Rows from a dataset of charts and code
○ ○ ○ ○ ○ ○ ○

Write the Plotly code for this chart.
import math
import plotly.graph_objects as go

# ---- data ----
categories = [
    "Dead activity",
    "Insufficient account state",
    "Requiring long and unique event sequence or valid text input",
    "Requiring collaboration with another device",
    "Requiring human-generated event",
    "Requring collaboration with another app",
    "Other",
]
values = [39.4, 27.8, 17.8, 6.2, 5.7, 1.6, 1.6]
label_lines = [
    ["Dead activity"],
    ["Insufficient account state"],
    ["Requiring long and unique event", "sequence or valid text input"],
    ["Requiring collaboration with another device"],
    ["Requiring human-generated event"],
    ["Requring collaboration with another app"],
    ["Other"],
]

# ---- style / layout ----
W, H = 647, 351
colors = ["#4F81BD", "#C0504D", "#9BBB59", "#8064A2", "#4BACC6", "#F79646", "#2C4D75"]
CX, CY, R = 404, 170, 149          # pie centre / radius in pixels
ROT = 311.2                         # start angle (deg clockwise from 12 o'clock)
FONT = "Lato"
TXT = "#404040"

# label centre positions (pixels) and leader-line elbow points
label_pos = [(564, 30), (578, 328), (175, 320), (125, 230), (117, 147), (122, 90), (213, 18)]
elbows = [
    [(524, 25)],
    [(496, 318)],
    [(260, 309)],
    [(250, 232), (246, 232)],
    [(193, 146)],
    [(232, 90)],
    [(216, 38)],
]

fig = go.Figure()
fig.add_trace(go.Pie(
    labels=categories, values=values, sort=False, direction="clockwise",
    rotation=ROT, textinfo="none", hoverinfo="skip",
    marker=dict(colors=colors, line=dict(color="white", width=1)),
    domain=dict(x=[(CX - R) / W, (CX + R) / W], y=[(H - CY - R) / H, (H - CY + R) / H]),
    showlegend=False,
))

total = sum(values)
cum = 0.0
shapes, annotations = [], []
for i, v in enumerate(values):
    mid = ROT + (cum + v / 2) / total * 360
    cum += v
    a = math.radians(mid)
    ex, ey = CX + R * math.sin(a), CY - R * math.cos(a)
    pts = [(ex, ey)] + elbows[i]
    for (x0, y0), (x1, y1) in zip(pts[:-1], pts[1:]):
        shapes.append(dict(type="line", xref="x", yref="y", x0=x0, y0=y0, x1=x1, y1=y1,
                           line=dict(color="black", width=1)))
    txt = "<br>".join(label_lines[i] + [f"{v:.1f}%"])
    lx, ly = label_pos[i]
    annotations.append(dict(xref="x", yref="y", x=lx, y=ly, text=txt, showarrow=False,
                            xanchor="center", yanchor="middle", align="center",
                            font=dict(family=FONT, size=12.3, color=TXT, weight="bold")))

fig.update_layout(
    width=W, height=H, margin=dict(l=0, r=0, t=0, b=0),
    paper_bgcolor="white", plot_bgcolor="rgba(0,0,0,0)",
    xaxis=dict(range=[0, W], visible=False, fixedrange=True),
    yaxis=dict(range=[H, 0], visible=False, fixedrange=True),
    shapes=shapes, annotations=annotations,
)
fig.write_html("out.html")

○ ○ ○ ○ ○ ○ ○

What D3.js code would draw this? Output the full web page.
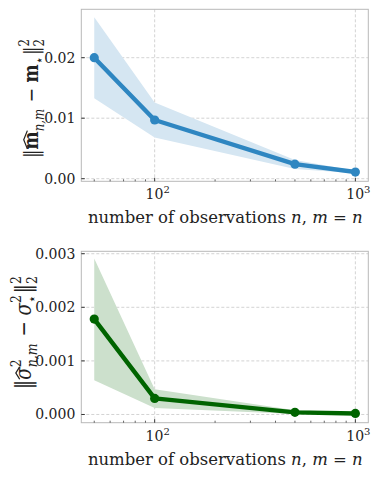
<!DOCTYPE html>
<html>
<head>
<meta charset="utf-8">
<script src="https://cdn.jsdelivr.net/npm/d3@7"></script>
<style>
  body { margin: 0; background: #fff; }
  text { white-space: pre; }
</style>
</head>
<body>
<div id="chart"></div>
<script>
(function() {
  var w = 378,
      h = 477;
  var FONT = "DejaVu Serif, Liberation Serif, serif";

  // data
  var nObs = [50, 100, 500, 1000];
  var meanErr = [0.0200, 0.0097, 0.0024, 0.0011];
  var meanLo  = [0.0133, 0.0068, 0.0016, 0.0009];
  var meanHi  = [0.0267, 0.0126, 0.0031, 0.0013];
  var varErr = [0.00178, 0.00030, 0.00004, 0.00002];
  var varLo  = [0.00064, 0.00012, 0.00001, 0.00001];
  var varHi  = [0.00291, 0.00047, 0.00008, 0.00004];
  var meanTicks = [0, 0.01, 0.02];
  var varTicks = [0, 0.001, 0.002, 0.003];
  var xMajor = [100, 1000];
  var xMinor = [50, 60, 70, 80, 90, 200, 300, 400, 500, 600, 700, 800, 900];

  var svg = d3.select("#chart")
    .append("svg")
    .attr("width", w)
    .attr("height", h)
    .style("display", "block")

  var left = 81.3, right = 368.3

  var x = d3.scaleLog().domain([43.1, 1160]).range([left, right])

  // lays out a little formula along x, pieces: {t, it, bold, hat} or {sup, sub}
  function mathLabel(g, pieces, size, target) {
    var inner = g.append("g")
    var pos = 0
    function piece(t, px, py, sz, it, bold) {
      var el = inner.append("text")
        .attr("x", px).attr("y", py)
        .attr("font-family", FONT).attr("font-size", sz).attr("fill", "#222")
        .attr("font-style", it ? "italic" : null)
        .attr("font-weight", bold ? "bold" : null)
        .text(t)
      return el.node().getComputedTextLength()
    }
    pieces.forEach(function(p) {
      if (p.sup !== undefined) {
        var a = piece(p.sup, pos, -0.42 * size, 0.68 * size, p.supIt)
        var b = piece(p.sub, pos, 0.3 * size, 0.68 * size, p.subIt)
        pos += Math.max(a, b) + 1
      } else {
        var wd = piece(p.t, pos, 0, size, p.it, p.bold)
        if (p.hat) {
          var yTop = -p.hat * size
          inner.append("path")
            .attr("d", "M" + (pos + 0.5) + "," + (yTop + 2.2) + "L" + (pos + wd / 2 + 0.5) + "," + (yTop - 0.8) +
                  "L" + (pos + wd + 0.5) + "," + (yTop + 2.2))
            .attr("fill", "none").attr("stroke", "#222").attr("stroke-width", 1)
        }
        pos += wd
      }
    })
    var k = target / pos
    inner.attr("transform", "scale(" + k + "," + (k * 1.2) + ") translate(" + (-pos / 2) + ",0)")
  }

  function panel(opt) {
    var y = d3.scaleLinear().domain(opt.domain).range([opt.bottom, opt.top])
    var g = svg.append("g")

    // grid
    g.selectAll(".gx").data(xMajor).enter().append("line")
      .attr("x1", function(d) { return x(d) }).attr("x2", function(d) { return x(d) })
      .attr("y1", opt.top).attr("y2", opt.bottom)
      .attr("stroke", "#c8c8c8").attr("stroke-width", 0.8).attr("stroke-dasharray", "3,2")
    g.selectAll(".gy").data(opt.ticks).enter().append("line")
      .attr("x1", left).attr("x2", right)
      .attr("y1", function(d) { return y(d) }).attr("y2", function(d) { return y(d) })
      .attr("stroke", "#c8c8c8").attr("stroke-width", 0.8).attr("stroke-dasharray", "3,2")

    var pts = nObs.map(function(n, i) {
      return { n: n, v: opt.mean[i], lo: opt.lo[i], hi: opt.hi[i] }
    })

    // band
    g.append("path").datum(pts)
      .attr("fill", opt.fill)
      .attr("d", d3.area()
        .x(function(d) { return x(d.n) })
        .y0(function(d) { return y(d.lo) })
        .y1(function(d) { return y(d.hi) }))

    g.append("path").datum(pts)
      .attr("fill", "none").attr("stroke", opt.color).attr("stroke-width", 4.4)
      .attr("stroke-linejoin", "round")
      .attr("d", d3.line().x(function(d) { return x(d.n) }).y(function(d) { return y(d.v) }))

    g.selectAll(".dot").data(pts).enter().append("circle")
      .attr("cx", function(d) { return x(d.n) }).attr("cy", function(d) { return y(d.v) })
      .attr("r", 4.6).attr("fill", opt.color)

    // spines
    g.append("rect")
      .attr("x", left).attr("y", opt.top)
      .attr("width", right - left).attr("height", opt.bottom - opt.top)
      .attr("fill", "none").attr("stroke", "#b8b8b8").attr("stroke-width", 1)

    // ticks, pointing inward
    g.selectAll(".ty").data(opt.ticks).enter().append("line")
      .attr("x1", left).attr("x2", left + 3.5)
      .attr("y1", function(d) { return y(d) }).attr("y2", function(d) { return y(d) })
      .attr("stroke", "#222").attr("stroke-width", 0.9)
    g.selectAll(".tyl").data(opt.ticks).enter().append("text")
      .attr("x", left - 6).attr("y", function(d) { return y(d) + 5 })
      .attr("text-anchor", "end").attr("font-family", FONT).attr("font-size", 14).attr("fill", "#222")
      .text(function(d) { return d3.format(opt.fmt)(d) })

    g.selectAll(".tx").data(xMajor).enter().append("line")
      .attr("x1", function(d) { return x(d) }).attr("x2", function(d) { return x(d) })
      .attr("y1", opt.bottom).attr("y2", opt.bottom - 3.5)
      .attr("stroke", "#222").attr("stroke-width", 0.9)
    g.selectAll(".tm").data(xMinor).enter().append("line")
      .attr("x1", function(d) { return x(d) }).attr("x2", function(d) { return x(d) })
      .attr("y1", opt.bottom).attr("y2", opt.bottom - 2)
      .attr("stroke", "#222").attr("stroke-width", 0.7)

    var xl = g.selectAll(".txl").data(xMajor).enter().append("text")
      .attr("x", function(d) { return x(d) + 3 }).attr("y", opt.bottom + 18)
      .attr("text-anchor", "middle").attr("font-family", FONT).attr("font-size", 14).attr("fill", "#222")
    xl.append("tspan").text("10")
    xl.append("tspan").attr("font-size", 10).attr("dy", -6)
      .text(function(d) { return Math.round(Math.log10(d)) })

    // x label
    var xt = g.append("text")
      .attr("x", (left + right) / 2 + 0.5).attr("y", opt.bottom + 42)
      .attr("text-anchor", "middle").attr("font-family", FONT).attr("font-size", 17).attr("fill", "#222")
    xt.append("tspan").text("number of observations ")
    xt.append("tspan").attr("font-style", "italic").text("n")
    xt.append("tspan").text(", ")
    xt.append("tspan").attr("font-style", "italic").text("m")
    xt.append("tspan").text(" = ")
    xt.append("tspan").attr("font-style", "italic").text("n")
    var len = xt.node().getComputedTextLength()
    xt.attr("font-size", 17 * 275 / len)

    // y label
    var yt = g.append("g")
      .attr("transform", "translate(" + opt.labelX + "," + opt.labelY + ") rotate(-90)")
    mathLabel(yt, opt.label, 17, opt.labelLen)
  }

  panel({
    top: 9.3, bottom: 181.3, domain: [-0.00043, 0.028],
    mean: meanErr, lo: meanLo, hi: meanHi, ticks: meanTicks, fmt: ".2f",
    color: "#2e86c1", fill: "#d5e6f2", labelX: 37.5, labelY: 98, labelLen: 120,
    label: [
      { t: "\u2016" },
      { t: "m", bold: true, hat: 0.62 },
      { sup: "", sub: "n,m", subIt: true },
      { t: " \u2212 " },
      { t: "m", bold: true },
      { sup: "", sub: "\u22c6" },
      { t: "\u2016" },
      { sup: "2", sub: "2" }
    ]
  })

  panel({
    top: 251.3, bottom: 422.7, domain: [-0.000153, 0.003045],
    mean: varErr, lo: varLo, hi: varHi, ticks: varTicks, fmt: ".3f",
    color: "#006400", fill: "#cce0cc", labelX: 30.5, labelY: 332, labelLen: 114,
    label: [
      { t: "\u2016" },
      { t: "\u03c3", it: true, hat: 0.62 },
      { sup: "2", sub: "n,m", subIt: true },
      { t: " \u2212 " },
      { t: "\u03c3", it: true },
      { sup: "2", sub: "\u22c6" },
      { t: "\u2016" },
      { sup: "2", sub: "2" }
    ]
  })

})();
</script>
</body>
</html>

○ ○ ○ ○ ○ ○ ○

◆ WHAT TO WORK ON: From the entries above, copy exactly the lines starting at the one with "What D3.js code" and stopping at the one with "var x = d3.scaleLog().domain([43.1, 1160]).range([left, right])", keeping both ends. Drop the pictures.

◆ WRITTEN RESPONSE:
What D3.js code would draw this? Output the full web page.
<!DOCTYPE html>
<html>
<head>
<meta charset="utf-8">
<script src="https://cdn.jsdelivr.net/npm/d3@7"></script>
<style>
  body { margin: 0; background: #fff; }
  text { white-space: pre; }
</style>
</head>
<body>
<div id="chart"></div>
<script>
(function() {
  var w = 378,
      h = 477;
  var FONT = "DejaVu Serif, Liberation Serif, serif";

  // data
  var nObs = [50, 100, 500, 1000];
  var meanErr = [0.0200, 0.0097, 0.0024, 0.0011];
  var meanLo  = [0.0133, 0.0068, 0.0016, 0.0009];
  var meanHi  = [0.0267, 0.0126, 0.0031, 0.0013];
  var varErr = [0.00178, 0.00030, 0.00004, 0.00002];
  var varLo  = [0.00064, 0.00012, 0.00001, 0.00001];
  var varHi  = [0.00291, 0.00047, 0.00008, 0.00004];
  var meanTicks = [0, 0.01, 0.02];
  var varTicks = [0, 0.001, 0.002, 0.003];
  var xMajor = [100, 1000];
  var xMinor = [50, 60, 70, 80, 90, 200, 300, 400, 500, 600, 700, 800, 900];

  var svg = d3.select("#chart")
    .append("svg")
    .attr("width", w)
    .attr("height", h)
    .style("display", "block")

  var left = 81.3, right = 368.3

  var x = d3.scaleLog().domain([43.1, 1160]).range([left, right])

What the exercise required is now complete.